The news broke this week that Meta is negotiating to spend billions on Google’s custom Tensor Processing Units (TPUs). This isn't just a big tech company buying hardware; this is a calculated, strategic move by one of NVIDIA's biggest customers—potentially spending up to $72 billion on AI chips this year—to shatter the single-vendor lock-in.

The True Cost of NVIDIA Dominance

NVIDIA holds an estimated 80% market share of the AI accelerator market. That kind of monopoly means high prices and supply constraints, where demand far exceeds supply. Meta needs every chip it can get its hands on to power AI across Facebook, Instagram, and its expanding assistant products. Depending solely on one vendor in a supply-constrained market is an existential risk.

My friend who works in cloud finance said the price fluctuations on high-end NVIDIA GPUs are insane, and getting guaranteed delivery is even harder than securing the funding. The TPU deal is essentially risk management—creating optionality and reducing that single-vendor dependency.

Google's Pivot from Cloud-Only

The deal is a massive shift for Google, too. Historically, they kept their TPUs exclusive to Google Cloud. You could rent them, but you couldn't buy them outright to install in your own data centers.
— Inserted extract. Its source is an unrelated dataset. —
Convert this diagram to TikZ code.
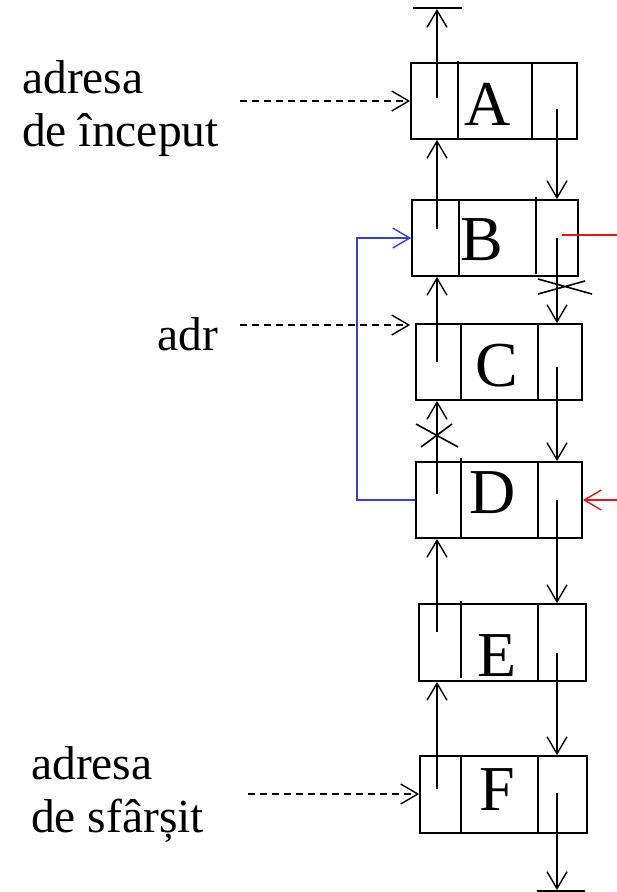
\documentclass[tikz,border=0pt]{standalone}
\usepackage{fontspec}
\setmainfont{Liberation Serif}
\usetikzlibrary{arrows.meta}
\definecolor{myblue}{RGB}{60,60,220}
\definecolor{myred}{RGB}{235,20,20}
\begin{document}
\begin{tikzpicture}[x=1pt,y=-1pt,
  box/.style={draw,line width=1.8pt,inner sep=0pt,minimum width=166pt,minimum height=76pt},
  cell/.style={line width=1.8pt},
  letter/.style={inner sep=0pt,anchor=base,font=\fontsize{64}{64}\selectfont},
  lbl/.style={inner sep=0pt,anchor=base west,font=\fontsize{47.5}{53}\selectfont},
  tip/.style={-{Straight Barb[length=17pt,width=20pt,line width=1.4pt]}},
  ptr/.style={line width=1.4pt,tip},
  dsh/.style={line width=1.6pt,dash pattern=on 7pt off 5pt,tip},
  xline/.style={line width=1.6pt}]
\useasboundingbox (0,0) rectangle (617,892);
% boxes
\node[box] (A) at (494,101) {};
\node[box] (B) at (495,238) {};
\node[box] (C) at (499,362) {};
\node[box] (D) at (499,500) {};
\node[box,minimum width=167pt,minimum height=77pt] (E) at (502.5,642.5) {};
\node[box,minimum width=167pt,minimum height=77pt] (F) at (503.5,794.5) {};
% dividers
\draw[cell] (458,61) -- (458,139) (532,63) -- (532,139);
\draw[cell] (459,200) -- (459,276) (536,197) -- (536,274);
\draw[cell] (461,324) -- (461,400) (538,324) -- (538,400);
\draw[cell] (461,458) -- (461,538) (538,462) -- (538,538);
\draw[cell] (461,601) -- (461,678) (538,604) -- (538,681);
\draw[cell] (461,756) -- (461,833) (538,756) -- (538,833);
% letters
\node[letter] (tA) at (488,125) {A};
\node[letter] (tB) at (482,260) {B};
\node[letter] (tC) at (497,386) {C};
\node[letter] (tD) at (493,513) {D};
\node[letter] (tE) at (497,676) {E};
\node[letter] (tF) at (497,810) {F};
% pointer origins
\coordinate (lA) at (437,98);
\coordinate (lB) at (437,229);
\coordinate (lC) at (437,362);
\coordinate (lD) at (437,494);
\coordinate (lE) at (437,632);
\coordinate (lF) at (437,789);
\coordinate (rA) at (557,109);
\coordinate (rB) at (557,238);
\coordinate (rC) at (557,367);
\coordinate (rD) at (557,500);
\coordinate (rE) at (557,653);
\coordinate (rF) at (557,793);
\coordinate (top) at (437,9);
\coordinate (bot) at (557,890);
% back pointers
\draw[ptr] (lA) -- (top);
\draw[line width=1.4pt] (413,8) -- (462,8);
\draw[ptr] (lB) -- (lB |- A.south);
\draw[ptr] (lC) -- (lC |- B.south);
\draw[ptr] (lD) -- (lD |- C.south);
\draw[ptr] (lE) -- (lE |- D.south);
\draw[ptr] (lF) -- (lF |- E.south);
% forward pointers
\draw[ptr] (rA) -- (rA |- B.north);
\draw[ptr] (rB) -- (rB |- C.north);
\draw[ptr] (rC) -- (rC |- D.north);
\draw[ptr] (rD) -- (rD |- E.north);
\draw[ptr] (rE) -- (rE |- F.north);
\draw[ptr] (rF) -- (bot);
\draw[line width=1.4pt] (537,891) -- (585,891);
% crosses
\draw[xline] (538,279) -- (592,294) (538,294) -- (585,281);
\draw[xline] (416,424) -- (458,447) (421,447) -- (452,424);
% blue link
\coordinate (bl1) at (357,500);
\coordinate (bl2) at (357,238);
\draw[myblue,line width=1.4pt,tip]
  (D.west |- bl1) -- (bl1) -- (bl2) -- (B.west |- bl2);
% red marks
\coordinate (red1) at (562,235);
\coordinate (red2) at (617,235);
\draw[myred,line width=1.6pt] (red1) -- (red2);
\coordinate (red3) at (617,500);
\draw[myred,line width=1.6pt,tip] (red3) -- (D.east |- red3);
% labels
\node[lbl] (l1) at (22,93) {adresa};
\node[lbl] (l2) at (22,146) {de început};
\node[lbl] (l3) at (157,350) {adr};
\node[lbl] (l4) at (31,779) {adresa};
\node[lbl] (l5) at (31,832) {de sfârșit};
% dashed arrows
\coordinate (d1) at (240,101);
\coordinate (d2) at (240,325);
\coordinate (d3) at (248,794);
\draw[dsh] (d1) -- (A.west |- d1);
\draw[dsh,shorten >=5pt] (d2) -- (C.west |- d2);
\draw[dsh] (d3) -- (F.west |- d3);
\end{tikzpicture}
\end{document}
Now, Google is negotiating to sell the chips for on-premise deployment starting in 2027.

This transforms Google from a cloud-only provider to a traditional chip supplier, putting them in direct competition with NVIDIA. This move validates years of TPU investment and signals that Google is serious about turning its custom silicon into an external, revenue-generating product.

The Technical Moat: CUDA vs. Optimization

The biggest hurdle is technical: Meta's engineering stack is built around NVIDIA's CUDA software ecosystem. Switching to TPUs isn't plug-and-play; it means rewriting parts of that stack and retraining models on a different architecture. That is a monumental engineering effort.

However, TPUs are optimized specifically for the tensor math operations common in neural network training. For Meta's specific, well-defined workloads, the efficiency gains from Google's latest TPU generation (codenamed Ironwood, claiming 4x the performance of its predecessor) might easily justify the development cost.

My Take

This deal is the most significant challenge to NVIDIA's dominance yet. It's not about replacing NVIDIA, but supplementing them. If Meta successfully runs production AI on Google TPUs, it validates the custom silicon strategy and accelerates the trend of fragmentation in the AI chip market.

NVIDIA is still the market leader by a mile, but the gap is narrowing. This deal is the opening salvo in the next phase of the AI chip wars, proving that the big players are willing to spend billions and endure major engineering headaches just to regain control over their own infrastructure destiny.